Skin Cancer Index, la distribuzione dei tumori della pelle

Il progetto Skin Cancer Index, un’iniziativa della piattaforma di advice dermatologico derma.plus, ha analizzato la distribuzione geografica e socio-economica dei tumori della pelle in 62 diversi paesi (su dati WHO Globocan Report; clicca qui per vedere i dati).

Più in particolare il Skin Cancer Susceptibility Index ha valutato l’impatto della malattia di fattori quali l’irraggiamento UV, il tono medio del colore della pelle degli abitanti, la percentuale di incidenza, mentre il Socio-Economic Treatment Index ha analizzato la mortalità rispetto ai dati relativi alla spesa sanitaria nazionale dei diversi paesi, all’accesso alle cure e al redditi individuali, quale indice degli sforzi messi in atto dai diversi paesi per contrastare questo problema molto diffuso.

I dati principali

Nuova Zelanda e Australia sono risultati essere i paesi col maggior numero di nuovi casi di tumore alla pelle per popolazione (indice 10,00 e 9,67, rispettivamente), mentre il paese europeo più colpito è la Svizzera (5,89); l’Italia si colloca al 29-esimo posto della classifica (indice 2,35), che a livello europeo vede nelle prime dieci posizioni soprattutto paesi nordici.
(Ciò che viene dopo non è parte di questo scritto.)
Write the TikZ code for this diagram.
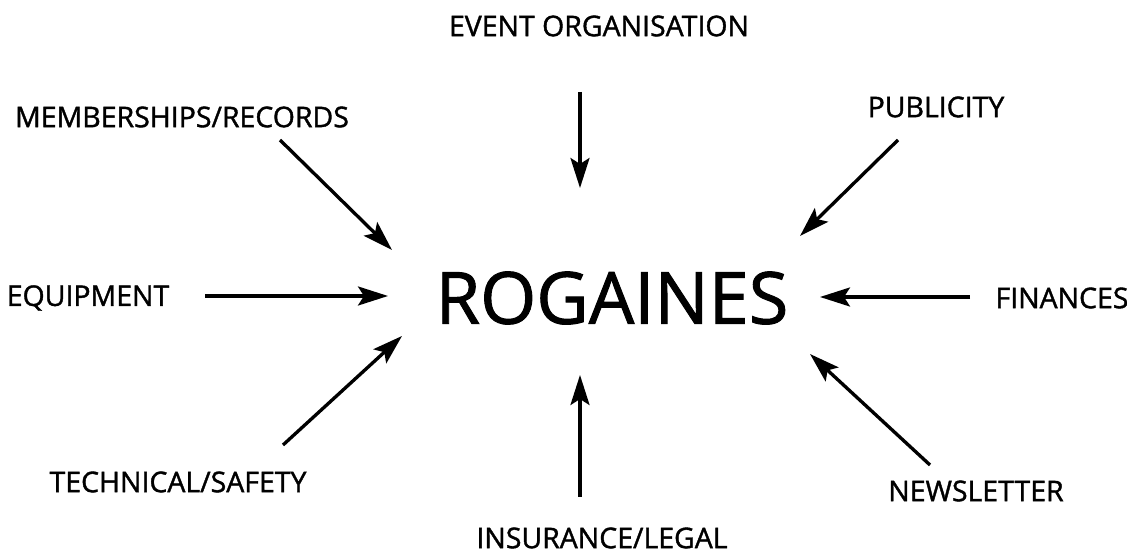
\documentclass[tikz,border=0pt]{standalone}
\usepackage{fontspec}
\setmainfont{Open Sans}[FakeBold=1.3]
\usetikzlibrary{arrows.meta}

\tikzset{
	topic/.style={font=\fontsize{16.2}{19}\selectfont, inner sep=0pt},
	feed/.style={-{Stealth[length=6mm, width=3.8mm, inset=1.2mm]}, line width=1.9pt}
}

\begin{document}
\begin{tikzpicture}[x=0.02cm, y=-0.02cm]
		\useasboundingbox (0, 0) rectangle (1127, 553);

		\node (hub) at (612, 298) {\fontsize{41}{49}\selectfont ROGAINES};

		\node [topic] (event) at (599, 26) {EVENT ORGANISATION};
		\node [topic] (member) at (182, 117) {MEMBERSHIPS/RECORDS};
		\node [topic] (public) at (936, 107) {PUBLICITY};
		\node [topic] (equip) at (88, 298) {EQUIPMENT};
		\node [topic] (finance) at (1062, 298) {FINANCES};
		\node [topic] (tech) at (178, 482) {TECHNICAL/SAFETY};
		\node [topic] (news) at (976, 491) {NEWSLETTER};
		\node [topic] (legal) at (602, 538) {INSURANCE/LEGAL};

		% arrow ends
		\coordinate (event-a) at (580, 92);    \coordinate (event-b) at (580, 188);
		\coordinate (member-a) at (280, 140);  \coordinate (member-b) at (392, 250);
		\coordinate (public-a) at (898, 140);  \coordinate (public-b) at (800, 236);
		\coordinate (equip-a) at (205, 296);   \coordinate (equip-b) at (388, 296);
		\coordinate (finance-a) at (970, 297); \coordinate (finance-b) at (820, 297);
		\coordinate (tech-a) at (283, 445);    \coordinate (tech-b) at (402, 336);
		\coordinate (news-a) at (930, 465);    \coordinate (news-b) at (810, 354);
		\coordinate (legal-a) at (580, 497);   \coordinate (legal-b) at (580, 375);

		\foreach \t in {event, member, public, equip, finance, tech, news, legal} {
			\draw [feed] (\t-a) -- (\t-b);
		}
	\end{tikzpicture}
\end{document}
All’estremo opposto, la minor incidenza della malattia è in paesi le cui popolazioni hanno toni della pelle più scuri, tutti nell’area medio-orientale, asiatica e africana.
L’Italia è al terzo posto della classifica socio-economica, dietro alla Svezia e alla Svizzera; nel Belpaese la mortalità per tumori alla pelle è del 14% (rispetto al 17% e al 15% degli altri due paesi, rispettivamente), a fronte di un indice di spesa sanitaria molto maggiore (6,32, rispetto al 4,20 della Svezia e al 2,81 della Svizzera). Il Lifetime expectancy inequality index, che fornisce un’indicazione dell’aspettativa di vita per le persone colpite, è simile nei tre paesi (in tutti i casi attorno a una valore di 3-4). Tale indice cresce enormemente per le nazioni meno sviluppate, dove il tasso di mortalità può essere anche di cinque volte quello osservato nei paesi occidentali. A tale andamento corrispondono anche investimenti sanitari molto minori da parte dei paesi asiatici, africani e del Medio-Oriente.